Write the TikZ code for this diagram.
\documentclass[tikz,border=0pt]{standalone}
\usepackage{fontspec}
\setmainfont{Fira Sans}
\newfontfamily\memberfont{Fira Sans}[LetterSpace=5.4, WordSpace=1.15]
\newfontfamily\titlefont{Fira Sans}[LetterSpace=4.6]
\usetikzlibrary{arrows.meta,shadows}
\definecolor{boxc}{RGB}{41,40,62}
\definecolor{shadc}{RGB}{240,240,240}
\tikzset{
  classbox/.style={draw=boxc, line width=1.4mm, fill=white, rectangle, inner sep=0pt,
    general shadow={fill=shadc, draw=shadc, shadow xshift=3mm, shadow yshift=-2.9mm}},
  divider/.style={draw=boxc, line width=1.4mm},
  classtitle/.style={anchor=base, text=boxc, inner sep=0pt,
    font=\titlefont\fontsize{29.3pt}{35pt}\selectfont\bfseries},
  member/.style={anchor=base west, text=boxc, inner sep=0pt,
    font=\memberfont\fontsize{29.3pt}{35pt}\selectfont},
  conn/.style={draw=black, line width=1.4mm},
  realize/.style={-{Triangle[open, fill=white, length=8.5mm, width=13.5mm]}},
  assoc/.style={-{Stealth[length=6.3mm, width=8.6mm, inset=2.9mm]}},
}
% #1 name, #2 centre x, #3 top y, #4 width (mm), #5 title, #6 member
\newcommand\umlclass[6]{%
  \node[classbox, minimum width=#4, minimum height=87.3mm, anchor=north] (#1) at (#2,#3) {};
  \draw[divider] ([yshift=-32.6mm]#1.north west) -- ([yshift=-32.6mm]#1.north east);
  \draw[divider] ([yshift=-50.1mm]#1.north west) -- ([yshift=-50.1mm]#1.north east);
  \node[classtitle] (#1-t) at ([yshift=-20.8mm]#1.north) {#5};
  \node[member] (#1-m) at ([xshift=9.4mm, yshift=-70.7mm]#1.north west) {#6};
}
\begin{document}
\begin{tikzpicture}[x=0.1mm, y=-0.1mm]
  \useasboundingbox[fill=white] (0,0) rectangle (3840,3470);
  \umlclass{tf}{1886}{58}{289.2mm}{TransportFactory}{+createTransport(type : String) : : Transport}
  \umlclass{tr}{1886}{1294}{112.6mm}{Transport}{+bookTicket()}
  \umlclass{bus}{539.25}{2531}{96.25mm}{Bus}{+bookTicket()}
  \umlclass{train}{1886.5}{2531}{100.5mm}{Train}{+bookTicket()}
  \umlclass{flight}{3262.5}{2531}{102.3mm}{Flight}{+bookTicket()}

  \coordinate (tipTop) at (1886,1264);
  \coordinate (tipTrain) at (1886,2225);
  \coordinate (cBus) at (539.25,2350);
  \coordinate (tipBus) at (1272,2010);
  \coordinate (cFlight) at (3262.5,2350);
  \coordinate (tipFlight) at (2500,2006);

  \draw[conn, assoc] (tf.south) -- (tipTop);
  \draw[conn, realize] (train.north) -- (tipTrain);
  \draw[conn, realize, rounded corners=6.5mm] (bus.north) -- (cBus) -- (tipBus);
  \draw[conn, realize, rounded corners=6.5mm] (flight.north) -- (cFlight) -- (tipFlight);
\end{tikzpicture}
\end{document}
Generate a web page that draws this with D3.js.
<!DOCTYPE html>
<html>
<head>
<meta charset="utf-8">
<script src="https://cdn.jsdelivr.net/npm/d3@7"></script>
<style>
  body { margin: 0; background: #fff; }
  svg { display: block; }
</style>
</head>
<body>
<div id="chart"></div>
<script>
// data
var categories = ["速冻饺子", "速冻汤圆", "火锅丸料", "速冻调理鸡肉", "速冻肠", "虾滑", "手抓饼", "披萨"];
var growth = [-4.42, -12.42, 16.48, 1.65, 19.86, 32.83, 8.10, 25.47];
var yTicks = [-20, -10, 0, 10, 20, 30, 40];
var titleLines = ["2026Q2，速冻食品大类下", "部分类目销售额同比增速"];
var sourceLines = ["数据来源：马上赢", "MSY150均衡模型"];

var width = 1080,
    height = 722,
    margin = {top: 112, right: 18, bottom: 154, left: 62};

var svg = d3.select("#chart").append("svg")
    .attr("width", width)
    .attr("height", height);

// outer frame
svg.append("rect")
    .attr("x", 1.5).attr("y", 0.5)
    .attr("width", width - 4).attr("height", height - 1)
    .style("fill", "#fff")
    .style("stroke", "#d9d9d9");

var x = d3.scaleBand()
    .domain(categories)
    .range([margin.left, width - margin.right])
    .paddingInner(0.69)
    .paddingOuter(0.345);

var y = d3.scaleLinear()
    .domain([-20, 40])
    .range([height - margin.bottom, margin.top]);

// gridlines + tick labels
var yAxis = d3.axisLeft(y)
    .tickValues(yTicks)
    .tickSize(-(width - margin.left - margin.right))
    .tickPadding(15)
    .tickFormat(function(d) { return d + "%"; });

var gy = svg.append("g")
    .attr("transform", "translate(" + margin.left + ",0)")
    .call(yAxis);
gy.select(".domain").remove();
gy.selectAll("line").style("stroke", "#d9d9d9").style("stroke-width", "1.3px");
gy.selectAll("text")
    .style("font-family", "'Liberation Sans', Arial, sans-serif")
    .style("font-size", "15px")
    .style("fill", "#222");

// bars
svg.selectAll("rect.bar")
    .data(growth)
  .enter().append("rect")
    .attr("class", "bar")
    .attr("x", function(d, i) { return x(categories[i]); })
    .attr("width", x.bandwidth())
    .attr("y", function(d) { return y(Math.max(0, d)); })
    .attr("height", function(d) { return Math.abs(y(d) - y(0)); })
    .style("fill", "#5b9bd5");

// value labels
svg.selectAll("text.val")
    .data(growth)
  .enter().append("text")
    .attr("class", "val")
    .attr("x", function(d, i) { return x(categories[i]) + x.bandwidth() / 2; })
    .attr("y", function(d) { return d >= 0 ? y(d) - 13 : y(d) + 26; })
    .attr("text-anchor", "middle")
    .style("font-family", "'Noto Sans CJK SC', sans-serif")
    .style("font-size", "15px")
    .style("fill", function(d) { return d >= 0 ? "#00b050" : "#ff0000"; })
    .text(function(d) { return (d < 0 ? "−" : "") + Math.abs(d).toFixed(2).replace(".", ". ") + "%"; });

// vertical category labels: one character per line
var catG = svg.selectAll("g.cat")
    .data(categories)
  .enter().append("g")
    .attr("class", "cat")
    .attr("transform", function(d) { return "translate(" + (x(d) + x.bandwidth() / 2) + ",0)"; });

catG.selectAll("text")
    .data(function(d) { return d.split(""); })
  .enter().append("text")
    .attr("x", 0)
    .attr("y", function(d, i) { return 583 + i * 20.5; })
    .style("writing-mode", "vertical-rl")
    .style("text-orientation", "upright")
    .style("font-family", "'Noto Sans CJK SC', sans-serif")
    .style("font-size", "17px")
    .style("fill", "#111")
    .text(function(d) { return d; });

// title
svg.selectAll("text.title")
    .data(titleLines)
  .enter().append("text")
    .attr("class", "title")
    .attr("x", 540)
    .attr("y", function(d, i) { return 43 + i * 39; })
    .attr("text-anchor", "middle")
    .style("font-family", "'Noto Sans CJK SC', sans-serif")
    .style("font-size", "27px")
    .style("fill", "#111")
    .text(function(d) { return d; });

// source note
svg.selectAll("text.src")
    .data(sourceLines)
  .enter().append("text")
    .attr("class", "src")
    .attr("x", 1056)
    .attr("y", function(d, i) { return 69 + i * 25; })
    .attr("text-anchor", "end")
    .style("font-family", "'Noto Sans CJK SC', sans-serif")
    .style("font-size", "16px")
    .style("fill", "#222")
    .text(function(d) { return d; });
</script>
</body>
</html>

━━━━━━━━━━

— GIVEN TASK —
Extract the entries above verbatim.

— FINISHED TASK —
Write the TikZ code for this diagram.
\documentclass[tikz,border=0pt]{standalone}
\usepackage{fontspec}
\setmainfont{Fira Sans}
\newfontfamily\memberfont{Fira Sans}[LetterSpace=5.4, WordSpace=1.15]
\newfontfamily\titlefont{Fira Sans}[LetterSpace=4.6]
\usetikzlibrary{arrows.meta,shadows}
\definecolor{boxc}{RGB}{41,40,62}
\definecolor{shadc}{RGB}{240,240,240}
\tikzset{
  classbox/.style={draw=boxc, line width=1.4mm, fill=white, rectangle, inner sep=0pt,
    general shadow={fill=shadc, draw=shadc, shadow xshift=3mm, shadow yshift=-2.9mm}},
  divider/.style={draw=boxc, line width=1.4mm},
  classtitle/.style={anchor=base, text=boxc, inner sep=0pt,
    font=\titlefont\fontsize{29.3pt}{35pt}\selectfont\bfseries},
  member/.style={anchor=base west, text=boxc, inner sep=0pt,
    font=\memberfont\fontsize{29.3pt}{35pt}\selectfont},
  conn/.style={draw=black, line width=1.4mm},
  realize/.style={-{Triangle[open, fill=white, length=8.5mm, width=13.5mm]}},
  assoc/.style={-{Stealth[length=6.3mm, width=8.6mm, inset=2.9mm]}},
}
% #1 name, #2 centre x, #3 top y, #4 width (mm), #5 title, #6 member
\newcommand\umlclass[6]{%
  \node[classbox, minimum width=#4, minimum height=87.3mm, anchor=north] (#1) at (#2,#3) {};
  \draw[divider] ([yshift=-32.6mm]#1.north west) -- ([yshift=-32.6mm]#1.north east);
  \draw[divider] ([yshift=-50.1mm]#1.north west) -- ([yshift=-50.1mm]#1.north east);
  \node[classtitle] (#1-t) at ([yshift=-20.8mm]#1.north) {#5};
  \node[member] (#1-m) at ([xshift=9.4mm, yshift=-70.7mm]#1.north west) {#6};
}
\begin{document}
\begin{tikzpicture}[x=0.1mm, y=-0.1mm]
  \useasboundingbox[fill=white] (0,0) rectangle (3840,3470);
  \umlclass{tf}{1886}{58}{289.2mm}{TransportFactory}{+createTransport(type : String) : : Transport}
  \umlclass{tr}{1886}{1294}{112.6mm}{Transport}{+bookTicket()}
  \umlclass{bus}{539.25}{2531}{96.25mm}{Bus}{+bookTicket()}
  \umlclass{train}{1886.5}{2531}{100.5mm}{Train}{+bookTicket()}
  \umlclass{flight}{3262.5}{2531}{102.3mm}{Flight}{+bookTicket()}

  \coordinate (tipTop) at (1886,1264);
  \coordinate (tipTrain) at (1886,2225);
  \coordinate (cBus) at (539.25,2350);
  \coordinate (tipBus) at (1272,2010);
  \coordinate (cFlight) at (3262.5,2350);
  \coordinate (tipFlight) at (2500,2006);

  \draw[conn, assoc] (tf.south) -- (tipTop);
  \draw[conn, realize] (train.north) -- (tipTrain);
  \draw[conn, realize, rounded corners=6.5mm] (bus.north) -- (cBus) -- (tipBus);
  \draw[conn, realize, rounded corners=6.5mm] (flight.north) -- (cFlight) -- (tipFlight);
\end{tikzpicture}
\end{document}
Generate a web page that draws this with D3.js.
<!DOCTYPE html>
<html>
<head>
<meta charset="utf-8">
<script src="https://cdn.jsdelivr.net/npm/d3@7"></script>
<style>
  body { margin: 0; background: #fff; }
  svg { display: block; }
</style>
</head>
<body>
<div id="chart"></div>
<script>
// data
var categories = ["速冻饺子", "速冻汤圆", "火锅丸料", "速冻调理鸡肉", "速冻肠", "虾滑", "手抓饼", "披萨"];
var growth = [-4.42, -12.42, 16.48, 1.65, 19.86, 32.83, 8.10, 25.47];
var yTicks = [-20, -10, 0, 10, 20, 30, 40];
var titleLines = ["2026Q2，速冻食品大类下", "部分类目销售额同比增速"];
var sourceLines = ["数据来源：马上赢", "MSY150均衡模型"];

var width = 1080,
    height = 722,
    margin = {top: 112, right: 18, bottom: 154, left: 62};

var svg = d3.select("#chart").append("svg")
    .attr("width", width)
    .attr("height", height);

// outer frame
svg.append("rect")
    .attr("x", 1.5).attr("y", 0.5)
    .attr("width", width - 4).attr("height", height - 1)
    .style("fill", "#fff")
    .style("stroke", "#d9d9d9");

var x = d3.scaleBand()
    .domain(categories)
    .range([margin.left, width - margin.right])
    .paddingInner(0.69)
    .paddingOuter(0.345);

var y = d3.scaleLinear()
    .domain([-20, 40])
    .range([height - margin.bottom, margin.top]);

// gridlines + tick labels
var yAxis = d3.axisLeft(y)
    .tickValues(yTicks)
    .tickSize(-(width - margin.left - margin.right))
    .tickPadding(15)
    .tickFormat(function(d) { return d + "%"; });

var gy = svg.append("g")
    .attr("transform", "translate(" + margin.left + ",0)")
    .call(yAxis);
gy.select(".domain").remove();
gy.selectAll("line").style("stroke", "#d9d9d9").style("stroke-width", "1.3px");
gy.selectAll("text")
    .style("font-family", "'Liberation Sans', Arial, sans-serif")
    .style("font-size", "15px")
    .style("fill", "#222");

// bars
svg.selectAll("rect.bar")
    .data(growth)
  .enter().append("rect")
    .attr("class", "bar")
    .attr("x", function(d, i) { return x(categories[i]); })
    .attr("width", x.bandwidth())
    .attr("y", function(d) { return y(Math.max(0, d)); })
    .attr("height", function(d) { return Math.abs(y(d) - y(0)); })
    .style("fill", "#5b9bd5");

// value labels
svg.selectAll("text.val")
    .data(growth)
  .enter().append("text")
    .attr("class", "val")
    .attr("x", function(d, i) { return x(categories[i]) + x.bandwidth() / 2; })
    .attr("y", function(d) { return d >= 0 ? y(d) - 13 : y(d) + 26; })
    .attr("text-anchor", "middle")
    .style("font-family", "'Noto Sans CJK SC', sans-serif")
    .style("font-size", "15px")
    .style("fill", function(d) { return d >= 0 ? "#00b050" : "#ff0000"; })
    .text(function(d) { return (d < 0 ? "−" : "") + Math.abs(d).toFixed(2).replace(".", ". ") + "%"; });

// vertical category labels: one character per line
var catG = svg.selectAll("g.cat")
    .data(categories)
  .enter().append("g")
    .attr("class", "cat")
    .attr("transform", function(d) { return "translate(" + (x(d) + x.bandwidth() / 2) + ",0)"; });

catG.selectAll("text")
    .data(function(d) { return d.split(""); })
  .enter().append("text")
    .attr("x", 0)
    .attr("y", function(d, i) { return 583 + i * 20.5; })
    .style("writing-mode", "vertical-rl")
    .style("text-orientation", "upright")
    .style("font-family", "'Noto Sans CJK SC', sans-serif")
    .style("font-size", "17px")
    .style("fill", "#111")
    .text(function(d) { return d; });

// title
svg.selectAll("text.title")
    .data(titleLines)
  .enter().append("text")
    .attr("class", "title")
    .attr("x", 540)
    .attr("y", function(d, i) { return 43 + i * 39; })
    .attr("text-anchor", "middle")
    .style("font-family", "'Noto Sans CJK SC', sans-serif")
    .style("font-size", "27px")
    .style("fill", "#111")
    .text(function(d) { return d; });

// source note
svg.selectAll("text.src")
    .data(sourceLines)
  .enter().append("text")
    .attr("class", "src")
    .attr("x", 1056)
    .attr("y", function(d, i) { return 69 + i * 25; })
    .attr("text-anchor", "end")
    .style("font-family", "'Noto Sans CJK SC', sans-serif")
    .style("font-size", "16px")
    .style("fill", "#222")
    .text(function(d) { return d; });
</script>
</body>
</html>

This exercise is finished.